Need-To-Know Requirements for Nursing CEUs

Every registered nurse knows what Continuing Education Units (CEUs) are. A few states don’t require nurses to complete CEUs, but most of them do. And even in the ones that don’t, a nurse’s place of employment (such as a hospital or other healthcare facility) will probably require them anyway. One way or another, completing CEUs is essential for most nurses to maintain their licenses, jobs, or both.

Of course, this means that nurses will have to figure out CEU requirements at some point in their careers. Not only will they have to meet the deadlines imposed by their state of residence, but they’ll also have to make sure they’re meeting other state-specific requirements. Plus, it’s recommended that each nursing CEU course matches their interests and learning styles too; it’s just easier to stay motivated that way. Even though the main purpose of nursing CEUs is to keep your nursing license current, they can also be beneficial on a personal level too.

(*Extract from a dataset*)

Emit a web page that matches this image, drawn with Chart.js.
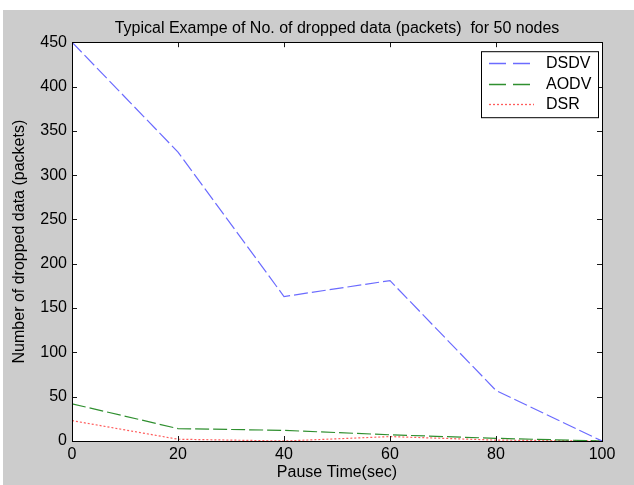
<!DOCTYPE html>
<html lang="en">
<head>
    <meta charset="UTF-8">
    <title>Dropped data for 50 nodes</title>
    <script src="https://cdn.jsdelivr.net/npm/chart.js"></script>
    <style>
        html, body {
            margin: 0;
            padding: 0;
            background-color: #ffffff;
        }
        #wrap {
            position: relative;
            width: 634px;
            height: 485px;
        }
    </style>
</head>
<body>
    <div id="wrap">
        <canvas id="droppedChart" width="634" height="485"></canvas>
    </div>

    <script>
        // values
        const pauseTimes = [0, 20, 40, 60, 80, 100];
        const dsdvDropped = [450, 326, 163, 181, 57, 0];
        const aodvDropped = [42, 14, 12, 7, 3, 0];
        const dsrDropped = [23, 2, 0, 5, 1, 0];
        const xTicks = [0, 20, 40, 60, 80, 100];
        const yTicks = [0, 50, 100, 150, 200, 250, 300, 350, 400, 450];

        const font = 'Arial, "Liberation Sans", sans-serif';

        function toPoints(values) {
            return pauseTimes.map((x, i) => ({ x: x, y: values[i] }));
        }

        // grey figure background like the matlab window
        const figureBg = {
            id: 'figureBg',
            beforeDraw(chart) {
                const ctx = chart.ctx;
                ctx.save();
                ctx.fillStyle = '#ffffff';
                ctx.fillRect(0, 0, chart.width, chart.height);
                ctx.fillStyle = '#cccccc';
                ctx.fillRect(3, 10, chart.width - 3, chart.height - 10);
                const a = chart.chartArea;
                ctx.fillStyle = '#ffffff';
                ctx.fillRect(a.left, a.top, a.right - a.left, a.bottom - a.top);
                ctx.restore();
            }
        };

        // box around the axes plus inward ticks on all four sides
        const axesBox = {
            id: 'axesBox',
            afterDatasetsDraw(chart) {
                const ctx = chart.ctx;
                const a = chart.chartArea;
                const xs = chart.scales.x;
                const ys = chart.scales.y;
                ctx.save();
                ctx.strokeStyle = '#1a1a1a';
                ctx.lineWidth = 1;
                ctx.beginPath();
                xTicks.forEach(v => {
                    const px = Math.round(xs.getPixelForValue(v)) + 0.5;
                    ctx.moveTo(px, a.bottom);
                    ctx.lineTo(px, a.bottom - 5);
                    ctx.moveTo(px, a.top);
                    ctx.lineTo(px, a.top + 5);
                });
                yTicks.forEach(v => {
                    const py = Math.round(ys.getPixelForValue(v)) + 0.5;
                    ctx.moveTo(a.left, py);
                    ctx.lineTo(a.left + 5, py);
                    ctx.moveTo(a.right, py);
                    ctx.lineTo(a.right - 5, py);
                });
                ctx.stroke();
                ctx.strokeStyle = '#000000';
                ctx.strokeRect(Math.round(a.left) + 0.5, Math.round(a.top) + 0.5,
                    Math.round(a.right - a.left), Math.round(a.bottom - a.top));
                ctx.restore();
            }
        };

        // legend box in the upper right corner
        const boxLegend = {
            id: 'boxLegend',
            afterDraw(chart) {
                const ctx = chart.ctx;
                const a = chart.chartArea;
                const w = 117, h = 66;
                const left = a.right - 4 - w;
                const top = a.top + 9;
                ctx.save();
                ctx.fillStyle = '#ffffff';
                ctx.fillRect(left, top, w, h);
                ctx.strokeStyle = '#000000';
                ctx.lineWidth = 1;
                ctx.strokeRect(left + 0.5, top + 0.5, w, h);
                ctx.font = '16px ' + font;
                ctx.textBaseline = 'middle';
                chart.data.datasets.forEach((ds, i) => {
                    const y = Math.round(top + 12 + i * 20.5) + 0.5;
                    ctx.strokeStyle = ds.borderColor;
                    ctx.lineWidth = 1.3;
                    ctx.setLineDash(ds.legendDash);
                    ctx.beginPath();
                    ctx.moveTo(left + 8, y);
                    ctx.lineTo(left + 53, y);
                    ctx.stroke();
                    ctx.setLineDash([]);
                    ctx.fillStyle = '#000000';
                    ctx.fillText(ds.label, left + 65, y);
                });
                ctx.restore();
            }
        };

        const ctx = document.getElementById('droppedChart').getContext('2d');
        new Chart(ctx, {
            type: 'line',
            data: {
                datasets: [{
                    label: 'DSDV',
                    data: toPoints(dsdvDropped),
                    borderColor: '#6b6bff',
                    borderWidth: 1.2,
                    borderDash: [14, 4],
                    legendDash: [17, 7],
                    pointRadius: 0,
                    tension: 0
                }, {
                    label: 'AODV',
                    data: toPoints(aodvDropped),
                    borderColor: '#2f8f2f',
                    borderWidth: 1.2,
                    borderDash: [14, 4],
                    legendDash: [17, 7],
                    pointRadius: 0,
                    tension: 0
                }, {
                    label: 'DSR',
                    data: toPoints(dsrDropped),
                    borderColor: '#ff5c5c',
                    borderWidth: 1.2,
                    borderDash: [2, 2],
                    legendDash: [2, 2],
                    pointRadius: 0,
                    tension: 0
                }]
            },
            options: {
                responsive: false,
                animation: false,
                layout: {
                    padding: { left: 0, right: 32, top: 0, bottom: 0 }
                },
                plugins: {
                    legend: { display: false },
                    tooltip: { enabled: false },
                    title: {
                        display: true,
                        fullSize: false,
                        text: 'Typical Exampe of No. of dropped data (packets)  for 50 nodes',
                        color: '#000000',
                        font: { family: font, size: 16, weight: 'normal' },
                        padding: { top: 19, bottom: 4 }
                    }
                },
                scales: {
                    x: {
                        type: 'linear',
                        min: 0,
                        max: 100,
                        afterBuildTicks: scale => {
                            scale.ticks = xTicks.map(v => ({ value: v }));
                        },
                        afterFit: scale => { scale.height = 44; },
                        grid: { display: false, drawTicks: false },
                        border: { display: false },
                        ticks: {
                            color: '#000000',
                            padding: 4,
                            maxRotation: 0,
                            font: { family: font, size: 16 }
                        },
                        title: {
                            display: true,
                            text: 'Pause Time(sec)',
                            color: '#000000',
                            font: { family: font, size: 16 },
                            padding: { top: 0, bottom: 3 }
                        }
                    },
                    y: {
                        type: 'linear',
                        min: 0,
                        max: 450,
                        afterBuildTicks: scale => {
                            scale.ticks = yTicks.map(v => ({ value: v }));
                        },
                        afterFit: scale => { scale.width = 72; },
                        grid: { display: false, drawTicks: false },
                        border: { display: false },
                        ticks: {
                            color: '#000000',
                            padding: 5,
                            font: { family: font, size: 16 }
                        },
                        title: {
                            display: true,
                            text: 'Number of dropped data (packets)',
                            color: '#000000',
                            font: { family: font, size: 16 },
                            padding: { top: 10, bottom: 0 }
                        }
                    }
                }
            },
            plugins: [figureBg, axesBox, boxLegend]
        });
    </script>
</body>
</html>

The most important thing to do is to follow state requirements

Many states have similar requirements, but “close enough” won’t work here – you have to be sure of what your specific state board of nursing (BON) requires. This is how you’ll find out how many CEUs you’ll need, the deadline for completing them, and the length of each license renewal period. There are plenty of ways to find all this information out (and more), but the best way is to visit their site directly.

If you’ve spent years practicing as a nurse in the same state, the requirements won’t change too much from one renewal period to the next. If you’re planning on moving to a different state, however, you’ll have to be aware of the CEU requirements in your new state of residence. This is pretty rare, but it’s happened in a few cases: a nurse will move states for a job in healthcare, then realize that they’re facing a tight deadline for CEUs that they forgot to check on before finalizing the move. This not only jeopardizes their nursing license, but also possibly their employment status.

You’ll also be asked to document proof of completed CEUs

Each state differs with regards to the type of proof you’ll be asked to show. You might have to submit documentation for each CEU course online, or you might just have to keep records in case you get audited later. Some states even specify how long you should hold onto those records. The process is different for every state, but one thing is consistent – you should always keep accurate records.

Another technicality to keep in mind is that not every state requires documentation for the first round of CEUs for license renewal, but they do for every subsequent round. Why is this? That isn’t clear, but it just illustrates the importance of reading up on CEU requirements in your state.

Choose your CEU courses wisely

There are plenty of reasons to be intentional about which courses you choose, but for brevity’s sake, here are the highlights:

  • You may have to comply with state requirements

In many states, nurses can take any CEU courses they choose provided they take enough of them. In some cases, however, the state BON specifies that a certain number of contact hours be spent on specific subjects. For example, nurses in a particular state might be asked to spend two contact hours each on ethics and substance abuse. These are just examples; nurses might have to do the same for subjects like palliative care, domestic abuse, medication errors, ABG interpretation, and more.

  • You could have a wider variety of options

It’s always great to pick the CEU course that you find relevant and interesting, but that may not be possible if you wait until the last minute to register for them. Many nurses don’t plan ahead for their CEU courses, mostly because their busy schedules make it hard to do so – until they don’t really have the option to wait any longer, that is. By the time they start looking for the classes they need, they’re competing with all the other nurses who’ve done the same thing. They should be able to get enough contact hours, but some of the courses might not be very relevant to their careers or specializations.

  • You could choose courses that match your learning style

Not all nurses know this, but they have a lot more options than just classroom-based courses. Some conferences or seminars can count as CEUs, and there are countless online options for those who enjoy a less traditional format. It’s possible to find classes that focus on attending lectures, learning from assigned textbooks, viewing webinars, and much more.

  • Your career will benefit more

If you can target some of your CEU courses to your chosen area of specialization, you’ll be able to leverage all that time and effort to benefit your career. Some CEUs let you earn certificates, while others simply build on previously gained knowledge. Whatever the case, they can be used just like other professionals use continuing education – to qualify for a promotion or raise, to become more eligible for a dream job, or to simply be better at what you’re already doing.

Confirm that the CEU courses you take are accredited

Last but certainly not least, it’s important to make sure that each CEU course you complete is accredited by the state BON or by the ANCC. Without this accreditation, you could end up taking courses that don’t count towards the official requirements; they might benefit you personally, but that’s about it. Accredited course providers will have their own provider number, which you can ask for before enrolling just to be sure. If there’s ever any question about a course’s accreditation status, your state’s BON should be able to give you an answer.

The takeaway

Completing CEU requirements can seem like a complicated task at first, but with a bit of homework beforehand, you should get a firm grasp on everything that’s needed in order to satisfy your state’s nursing CEU requirements.